Task to complete –
Print, without altering anything, the lines from the one that holds "What D3.js code" to the one that holds "9.5, bottom: 464", inclusive. No other lines belong in the output.

Given entries –
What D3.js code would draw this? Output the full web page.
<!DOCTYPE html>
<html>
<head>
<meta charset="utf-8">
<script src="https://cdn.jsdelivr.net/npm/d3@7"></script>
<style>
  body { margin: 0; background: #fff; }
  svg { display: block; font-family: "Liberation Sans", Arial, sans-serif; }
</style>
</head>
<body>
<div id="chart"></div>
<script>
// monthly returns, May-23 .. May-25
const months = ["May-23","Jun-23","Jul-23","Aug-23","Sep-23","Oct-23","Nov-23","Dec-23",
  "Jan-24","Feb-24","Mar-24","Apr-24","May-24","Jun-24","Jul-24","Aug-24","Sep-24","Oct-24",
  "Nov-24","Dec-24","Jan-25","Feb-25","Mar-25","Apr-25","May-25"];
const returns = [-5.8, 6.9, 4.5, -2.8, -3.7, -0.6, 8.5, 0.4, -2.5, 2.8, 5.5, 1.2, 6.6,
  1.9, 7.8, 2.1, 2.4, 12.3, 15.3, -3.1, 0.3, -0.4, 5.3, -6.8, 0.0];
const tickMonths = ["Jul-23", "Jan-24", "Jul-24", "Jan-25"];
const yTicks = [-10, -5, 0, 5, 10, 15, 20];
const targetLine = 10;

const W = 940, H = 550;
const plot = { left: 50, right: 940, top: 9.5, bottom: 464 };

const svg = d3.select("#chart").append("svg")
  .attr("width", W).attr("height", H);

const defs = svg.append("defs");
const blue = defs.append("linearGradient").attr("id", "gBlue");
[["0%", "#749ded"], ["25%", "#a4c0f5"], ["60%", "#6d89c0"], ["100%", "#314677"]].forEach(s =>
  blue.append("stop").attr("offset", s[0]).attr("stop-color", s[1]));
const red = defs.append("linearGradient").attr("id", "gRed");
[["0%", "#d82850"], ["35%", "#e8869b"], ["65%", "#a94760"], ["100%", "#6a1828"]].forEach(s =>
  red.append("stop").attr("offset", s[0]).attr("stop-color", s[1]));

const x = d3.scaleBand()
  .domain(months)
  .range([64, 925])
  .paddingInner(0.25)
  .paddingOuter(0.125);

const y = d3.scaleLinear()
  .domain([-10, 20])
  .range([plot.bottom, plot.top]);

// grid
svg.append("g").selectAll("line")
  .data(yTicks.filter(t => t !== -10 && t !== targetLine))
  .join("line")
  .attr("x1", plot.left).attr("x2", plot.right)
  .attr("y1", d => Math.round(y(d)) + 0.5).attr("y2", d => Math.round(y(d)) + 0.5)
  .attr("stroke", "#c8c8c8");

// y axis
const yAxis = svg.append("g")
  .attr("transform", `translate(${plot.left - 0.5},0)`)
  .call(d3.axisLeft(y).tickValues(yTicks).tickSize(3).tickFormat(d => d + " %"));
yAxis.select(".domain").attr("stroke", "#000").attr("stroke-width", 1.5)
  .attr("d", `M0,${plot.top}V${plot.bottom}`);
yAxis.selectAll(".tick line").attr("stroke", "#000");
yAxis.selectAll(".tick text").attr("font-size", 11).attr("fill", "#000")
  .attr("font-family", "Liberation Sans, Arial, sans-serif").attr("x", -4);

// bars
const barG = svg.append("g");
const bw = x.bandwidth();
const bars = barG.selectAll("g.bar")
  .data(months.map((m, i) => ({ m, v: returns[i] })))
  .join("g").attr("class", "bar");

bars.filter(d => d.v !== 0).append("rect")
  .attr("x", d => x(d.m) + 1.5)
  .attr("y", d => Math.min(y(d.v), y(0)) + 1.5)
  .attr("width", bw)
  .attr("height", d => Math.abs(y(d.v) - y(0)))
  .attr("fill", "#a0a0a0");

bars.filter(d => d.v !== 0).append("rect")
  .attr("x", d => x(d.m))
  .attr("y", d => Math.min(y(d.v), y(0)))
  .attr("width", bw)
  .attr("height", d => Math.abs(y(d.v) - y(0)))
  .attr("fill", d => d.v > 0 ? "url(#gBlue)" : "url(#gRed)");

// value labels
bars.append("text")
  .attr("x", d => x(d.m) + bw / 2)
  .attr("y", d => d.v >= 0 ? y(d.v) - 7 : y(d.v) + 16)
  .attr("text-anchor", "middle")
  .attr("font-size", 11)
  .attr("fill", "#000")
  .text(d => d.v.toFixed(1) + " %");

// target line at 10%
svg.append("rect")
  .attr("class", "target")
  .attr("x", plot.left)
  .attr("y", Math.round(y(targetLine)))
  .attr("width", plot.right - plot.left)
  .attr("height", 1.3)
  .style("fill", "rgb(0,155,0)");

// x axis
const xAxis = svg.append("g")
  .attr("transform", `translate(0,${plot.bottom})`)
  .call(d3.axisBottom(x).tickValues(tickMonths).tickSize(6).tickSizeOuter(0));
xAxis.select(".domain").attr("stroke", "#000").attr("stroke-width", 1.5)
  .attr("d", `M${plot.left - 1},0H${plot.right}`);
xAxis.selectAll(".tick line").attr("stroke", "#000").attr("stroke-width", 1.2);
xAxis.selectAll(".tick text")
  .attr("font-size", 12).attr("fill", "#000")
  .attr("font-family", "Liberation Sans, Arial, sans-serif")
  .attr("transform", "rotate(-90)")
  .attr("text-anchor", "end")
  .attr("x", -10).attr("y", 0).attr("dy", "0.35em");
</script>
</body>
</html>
==
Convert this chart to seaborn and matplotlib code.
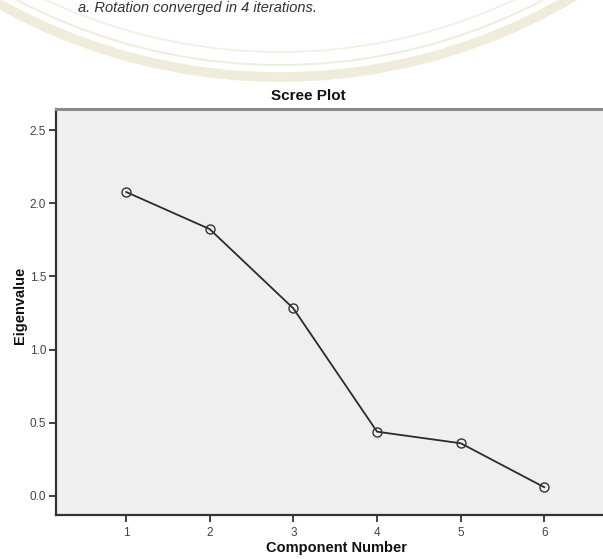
---
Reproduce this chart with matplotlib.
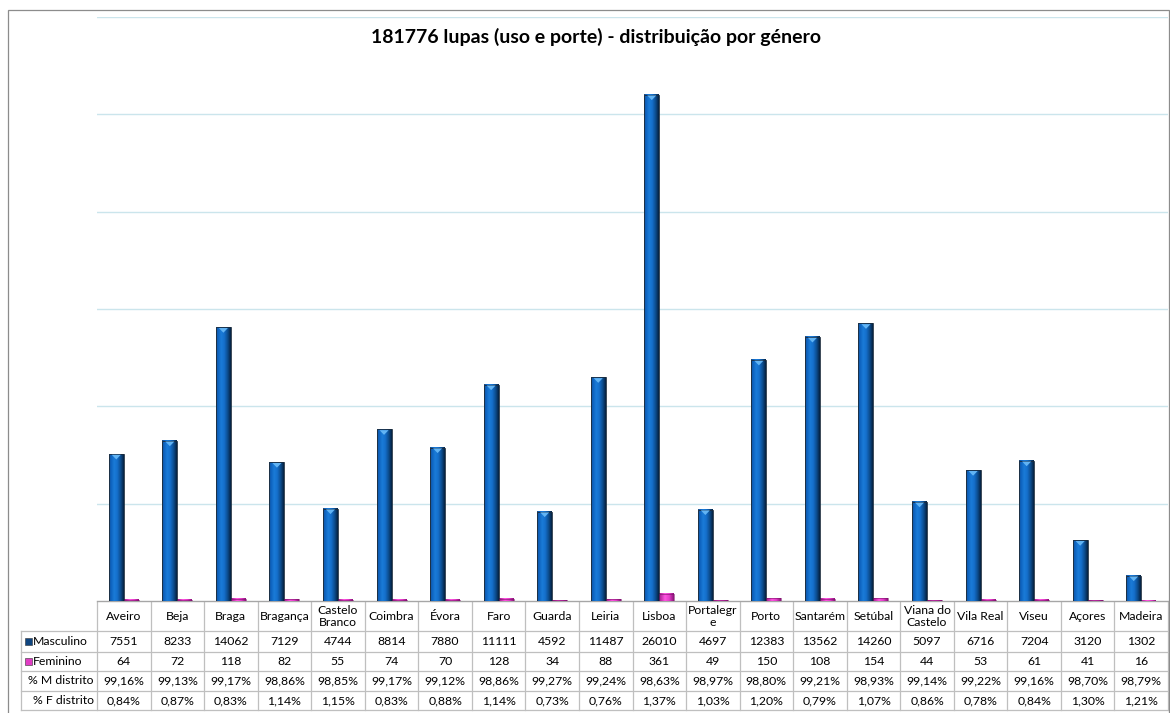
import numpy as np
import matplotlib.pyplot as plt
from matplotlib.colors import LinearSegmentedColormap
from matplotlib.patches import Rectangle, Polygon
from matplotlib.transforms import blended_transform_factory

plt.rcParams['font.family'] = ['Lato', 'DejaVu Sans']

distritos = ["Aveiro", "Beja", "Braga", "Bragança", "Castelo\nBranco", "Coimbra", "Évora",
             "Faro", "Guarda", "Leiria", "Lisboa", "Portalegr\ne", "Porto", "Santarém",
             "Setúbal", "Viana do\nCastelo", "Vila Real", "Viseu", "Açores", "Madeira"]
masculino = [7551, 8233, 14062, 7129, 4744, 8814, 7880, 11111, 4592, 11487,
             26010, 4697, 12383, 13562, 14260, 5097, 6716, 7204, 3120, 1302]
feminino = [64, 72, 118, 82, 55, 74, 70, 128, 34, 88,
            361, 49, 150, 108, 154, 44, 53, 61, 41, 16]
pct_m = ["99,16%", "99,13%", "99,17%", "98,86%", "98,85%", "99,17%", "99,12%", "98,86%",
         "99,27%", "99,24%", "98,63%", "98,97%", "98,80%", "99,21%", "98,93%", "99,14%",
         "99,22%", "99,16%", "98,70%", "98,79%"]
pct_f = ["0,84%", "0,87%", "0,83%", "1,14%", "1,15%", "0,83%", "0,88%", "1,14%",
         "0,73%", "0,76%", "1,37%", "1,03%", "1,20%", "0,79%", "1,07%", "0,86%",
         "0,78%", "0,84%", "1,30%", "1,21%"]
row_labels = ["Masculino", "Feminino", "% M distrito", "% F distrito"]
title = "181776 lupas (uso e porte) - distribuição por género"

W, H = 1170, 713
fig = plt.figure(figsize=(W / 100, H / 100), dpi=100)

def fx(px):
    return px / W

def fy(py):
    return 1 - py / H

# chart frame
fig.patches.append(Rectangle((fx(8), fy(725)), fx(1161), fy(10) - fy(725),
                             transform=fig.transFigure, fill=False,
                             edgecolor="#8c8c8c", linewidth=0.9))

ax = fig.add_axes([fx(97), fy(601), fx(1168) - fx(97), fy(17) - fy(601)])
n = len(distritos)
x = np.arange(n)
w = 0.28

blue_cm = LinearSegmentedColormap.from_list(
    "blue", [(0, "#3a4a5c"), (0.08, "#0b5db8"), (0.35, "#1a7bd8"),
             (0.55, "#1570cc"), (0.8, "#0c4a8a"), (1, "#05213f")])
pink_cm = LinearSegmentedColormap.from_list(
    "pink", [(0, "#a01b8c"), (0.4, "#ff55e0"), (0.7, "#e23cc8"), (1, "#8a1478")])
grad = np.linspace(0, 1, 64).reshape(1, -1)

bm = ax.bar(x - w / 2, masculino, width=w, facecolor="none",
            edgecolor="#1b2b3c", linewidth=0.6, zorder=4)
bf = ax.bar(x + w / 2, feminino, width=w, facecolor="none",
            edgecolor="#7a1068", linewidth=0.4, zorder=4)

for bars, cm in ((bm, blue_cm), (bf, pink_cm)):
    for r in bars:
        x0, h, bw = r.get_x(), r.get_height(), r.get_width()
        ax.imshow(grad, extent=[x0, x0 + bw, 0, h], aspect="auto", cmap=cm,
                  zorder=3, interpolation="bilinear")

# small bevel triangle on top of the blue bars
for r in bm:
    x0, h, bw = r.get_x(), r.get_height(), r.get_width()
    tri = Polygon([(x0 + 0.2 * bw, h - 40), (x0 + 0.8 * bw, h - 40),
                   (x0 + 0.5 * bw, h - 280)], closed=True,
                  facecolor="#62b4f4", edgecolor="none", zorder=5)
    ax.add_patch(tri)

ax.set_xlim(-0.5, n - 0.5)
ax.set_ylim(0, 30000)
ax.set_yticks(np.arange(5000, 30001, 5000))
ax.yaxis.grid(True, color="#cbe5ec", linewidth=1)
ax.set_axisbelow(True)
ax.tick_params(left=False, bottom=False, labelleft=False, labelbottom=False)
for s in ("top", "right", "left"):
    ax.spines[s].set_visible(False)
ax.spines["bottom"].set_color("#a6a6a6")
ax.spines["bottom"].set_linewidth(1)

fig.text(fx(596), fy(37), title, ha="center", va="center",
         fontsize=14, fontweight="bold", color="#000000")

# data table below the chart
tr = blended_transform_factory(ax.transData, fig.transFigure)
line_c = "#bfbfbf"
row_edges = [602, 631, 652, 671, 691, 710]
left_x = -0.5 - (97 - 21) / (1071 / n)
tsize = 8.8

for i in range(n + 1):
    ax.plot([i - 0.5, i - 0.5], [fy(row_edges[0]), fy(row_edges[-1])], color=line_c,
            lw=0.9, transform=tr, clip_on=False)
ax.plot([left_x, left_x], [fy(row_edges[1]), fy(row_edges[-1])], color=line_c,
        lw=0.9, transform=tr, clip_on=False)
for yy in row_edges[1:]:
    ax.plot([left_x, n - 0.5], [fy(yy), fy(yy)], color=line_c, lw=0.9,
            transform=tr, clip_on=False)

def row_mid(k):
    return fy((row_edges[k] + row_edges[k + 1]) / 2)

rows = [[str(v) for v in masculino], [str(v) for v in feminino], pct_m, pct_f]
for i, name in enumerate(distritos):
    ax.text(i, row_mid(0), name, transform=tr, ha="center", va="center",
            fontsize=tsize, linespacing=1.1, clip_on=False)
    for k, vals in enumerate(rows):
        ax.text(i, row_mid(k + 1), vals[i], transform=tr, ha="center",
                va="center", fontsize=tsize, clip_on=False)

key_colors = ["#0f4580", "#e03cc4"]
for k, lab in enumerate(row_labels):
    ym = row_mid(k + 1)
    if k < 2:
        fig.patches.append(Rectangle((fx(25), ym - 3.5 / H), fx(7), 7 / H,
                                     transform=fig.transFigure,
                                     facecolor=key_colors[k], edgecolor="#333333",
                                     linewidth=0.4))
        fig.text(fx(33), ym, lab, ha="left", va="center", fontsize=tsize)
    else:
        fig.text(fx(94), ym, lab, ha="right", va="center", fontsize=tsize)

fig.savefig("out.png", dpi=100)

Worked solution –
What D3.js code would draw this? Output the full web page.
<!DOCTYPE html>
<html>
<head>
<meta charset="utf-8">
<script src="https://cdn.jsdelivr.net/npm/d3@7"></script>
<style>
  body { margin: 0; background: #fff; }
  svg { display: block; font-family: "Liberation Sans", Arial, sans-serif; }
</style>
</head>
<body>
<div id="chart"></div>
<script>
// monthly returns, May-23 .. May-25
const months = ["May-23","Jun-23","Jul-23","Aug-23","Sep-23","Oct-23","Nov-23","Dec-23",
  "Jan-24","Feb-24","Mar-24","Apr-24","May-24","Jun-24","Jul-24","Aug-24","Sep-24","Oct-24",
  "Nov-24","Dec-24","Jan-25","Feb-25","Mar-25","Apr-25","May-25"];
const returns = [-5.8, 6.9, 4.5, -2.8, -3.7, -0.6, 8.5, 0.4, -2.5, 2.8, 5.5, 1.2, 6.6,
  1.9, 7.8, 2.1, 2.4, 12.3, 15.3, -3.1, 0.3, -0.4, 5.3, -6.8, 0.0];
const tickMonths = ["Jul-23", "Jan-24", "Jul-24", "Jan-25"];
const yTicks = [-10, -5, 0, 5, 10, 15, 20];
const targetLine = 10;

const W = 940, H = 550;
const plot = { left: 50, right: 940, top: 9.5, bottom: 464 };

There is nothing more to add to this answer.